Sur les gros moteurs Continental, l’absorption de l’énergie résultant de la torsion du vilebrequin est assurée par 4 contrepoids mobiles. Montés par deux, en opposition, ces pendulum absorbers (autre terme consacré en anglais pour les nommer) s’articulent chacun autour de 2 axes. Ces derniers possèdent un diamètre inférieur aux bagues des supports fixes intégrés au vilebrequin. Cette technologie permet auxdits mécanismes de travailler indépendamment et sous diverses perspectives. À régime adéquat, en croisière, ces contrepoids font office d’amortisseurs de résonnance (harmonic dampers en anglais aérotechnique). Pour info, la fréquence critique apparaît vers 2000 tr/min. Phénomène gravissime devant être à tout prix évité ! Le mot prix revêtant ici un caractère particulier puisque c’est essentiellement par souci d’économie que nombre de pilotes modèrent le régime des gros cubes. Une épargne qui n’en est pas une et qui, à terme, peut s’avérer catastrophique, voire fatale. Aussi, comme le stipule le bulletin cité en début d’article, les moteurs référencés ne doivent pas tourner à moins de 2300 tr/min de façon prolongée, soit en croisière soutenue.

Causes et conséquences

Lorsque la révolution d’un six-cylindres Continental se situe sous la barre des 2300 tr/min, le débattement des contrepoids mobiles n’atteint pas sa pleine amplitude. À bas régime continu, les axes de chaque masselotte finissent par déformer les bagues serties dans les supports forgés. Une telle altération générera certaines vibrations (symptôme annonciateur) et empêchera, à plus haute puissance, les dispositifs de se déployer complètement. Sans rectification (changement de comportement, lorsqu’il en est encore temps, ou réparation si nécessaire), cet enchaînement engendrera la rupture de l’un des quatre mécanismes.

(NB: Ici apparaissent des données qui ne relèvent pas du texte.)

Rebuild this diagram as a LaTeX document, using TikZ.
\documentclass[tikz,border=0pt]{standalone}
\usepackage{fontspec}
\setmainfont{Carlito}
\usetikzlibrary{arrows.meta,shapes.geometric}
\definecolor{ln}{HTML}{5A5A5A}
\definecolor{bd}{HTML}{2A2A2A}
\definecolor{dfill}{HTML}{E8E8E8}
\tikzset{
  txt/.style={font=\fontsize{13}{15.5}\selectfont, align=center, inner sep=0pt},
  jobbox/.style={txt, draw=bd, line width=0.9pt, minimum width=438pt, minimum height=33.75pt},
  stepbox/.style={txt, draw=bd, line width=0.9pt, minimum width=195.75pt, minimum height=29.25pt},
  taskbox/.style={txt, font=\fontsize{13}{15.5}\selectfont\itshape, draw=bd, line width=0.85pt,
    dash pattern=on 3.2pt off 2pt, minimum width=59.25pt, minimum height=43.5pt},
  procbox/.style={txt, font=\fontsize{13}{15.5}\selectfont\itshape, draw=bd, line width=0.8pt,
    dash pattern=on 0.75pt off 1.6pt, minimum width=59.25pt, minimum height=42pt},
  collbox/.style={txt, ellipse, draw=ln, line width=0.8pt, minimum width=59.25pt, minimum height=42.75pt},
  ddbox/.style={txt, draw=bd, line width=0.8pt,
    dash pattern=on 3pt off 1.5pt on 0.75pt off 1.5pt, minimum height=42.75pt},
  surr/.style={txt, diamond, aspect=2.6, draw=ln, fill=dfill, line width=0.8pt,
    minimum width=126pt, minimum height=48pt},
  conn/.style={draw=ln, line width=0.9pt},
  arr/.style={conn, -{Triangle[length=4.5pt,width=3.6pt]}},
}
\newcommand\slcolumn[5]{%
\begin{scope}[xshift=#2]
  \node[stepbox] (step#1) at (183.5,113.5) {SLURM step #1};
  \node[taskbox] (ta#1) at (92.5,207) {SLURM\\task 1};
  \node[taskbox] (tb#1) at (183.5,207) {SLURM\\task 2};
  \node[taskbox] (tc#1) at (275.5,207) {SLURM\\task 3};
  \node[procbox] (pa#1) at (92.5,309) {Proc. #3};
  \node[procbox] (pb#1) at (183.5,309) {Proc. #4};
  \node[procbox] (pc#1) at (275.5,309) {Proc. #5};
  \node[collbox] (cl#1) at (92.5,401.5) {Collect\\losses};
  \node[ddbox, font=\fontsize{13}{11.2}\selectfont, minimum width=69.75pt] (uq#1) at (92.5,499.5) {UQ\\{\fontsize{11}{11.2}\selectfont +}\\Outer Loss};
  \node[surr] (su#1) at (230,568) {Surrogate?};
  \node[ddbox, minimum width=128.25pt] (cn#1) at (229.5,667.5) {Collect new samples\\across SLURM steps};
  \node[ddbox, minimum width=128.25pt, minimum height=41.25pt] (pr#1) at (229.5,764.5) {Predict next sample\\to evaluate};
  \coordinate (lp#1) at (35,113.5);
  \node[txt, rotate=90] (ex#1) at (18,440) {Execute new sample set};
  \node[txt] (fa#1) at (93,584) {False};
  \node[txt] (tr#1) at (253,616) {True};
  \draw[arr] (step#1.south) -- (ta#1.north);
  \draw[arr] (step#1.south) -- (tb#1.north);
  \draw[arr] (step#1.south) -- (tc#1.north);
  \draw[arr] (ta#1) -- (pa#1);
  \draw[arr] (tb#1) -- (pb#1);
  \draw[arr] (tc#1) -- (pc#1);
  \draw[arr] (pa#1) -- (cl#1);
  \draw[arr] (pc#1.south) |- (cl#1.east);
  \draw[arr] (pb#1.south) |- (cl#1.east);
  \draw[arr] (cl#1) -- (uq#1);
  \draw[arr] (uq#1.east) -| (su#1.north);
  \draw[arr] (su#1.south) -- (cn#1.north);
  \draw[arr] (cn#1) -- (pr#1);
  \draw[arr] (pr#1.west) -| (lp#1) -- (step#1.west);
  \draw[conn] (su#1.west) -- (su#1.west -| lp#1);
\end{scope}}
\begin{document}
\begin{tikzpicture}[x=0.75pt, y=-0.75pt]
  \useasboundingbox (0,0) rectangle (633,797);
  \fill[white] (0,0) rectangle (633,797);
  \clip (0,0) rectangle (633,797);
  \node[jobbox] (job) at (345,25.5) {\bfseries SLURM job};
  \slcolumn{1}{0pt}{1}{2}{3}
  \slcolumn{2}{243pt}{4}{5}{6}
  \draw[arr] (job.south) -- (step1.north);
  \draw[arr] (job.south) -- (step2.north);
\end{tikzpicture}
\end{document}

Désassemblage d’un contrepoids Lycoming TIO-540 + axes, circlips et plaquettes de son socle bagué.

 

 

 

 

 

 

 

 

 

 

Dispositions à prendre

Cette usure des bagues, éventuellement due à un mauvais régime, ne constitue pas la seule raison commandant une vérification, voire une restauration des contrepoids. Un bris d’hélice ou son endommagement (prop strike) inclura, dans l’inspection générale du vilebrequin, la dépose desdits mécanismes afin de s’assurer qu’aucune encoche n’existe. En cas de défectuosité, même légère, les pièces devront être réformées. À titre indicatif, ce sont surtout les axes qui souffrent lors d’un arrêt brutal. Autre aspect à considérer : le remplacement d’une hélice d’origine par un spécimen différent. Dans certains cas, il faudra changer les contrepoids initiaux. Cela pour équilibrer les masses en rotation et prévenir toute résonnance. Faciles à déposer et à remplacer – axes retenus de chaque côté par une rondelle et un circlip – ces masselottes articulées requièrent toutefois l’attention exclusive d’un mécanicien certifié spécialisé. Enfin, même si Lycoming ne publie aucun bulletin similaire – les vilebrequins de cette marque sont plus massifs que ceux de Continental et ne possèdent que 2 contrepoids (proches de l’engrenage de l’arbre à cames. Idem chez Continental) – Aéro Atelier (CSL3) conseille de toujours se référer aux tableaux de réglage édités (POH et/ou documentation du motoriste).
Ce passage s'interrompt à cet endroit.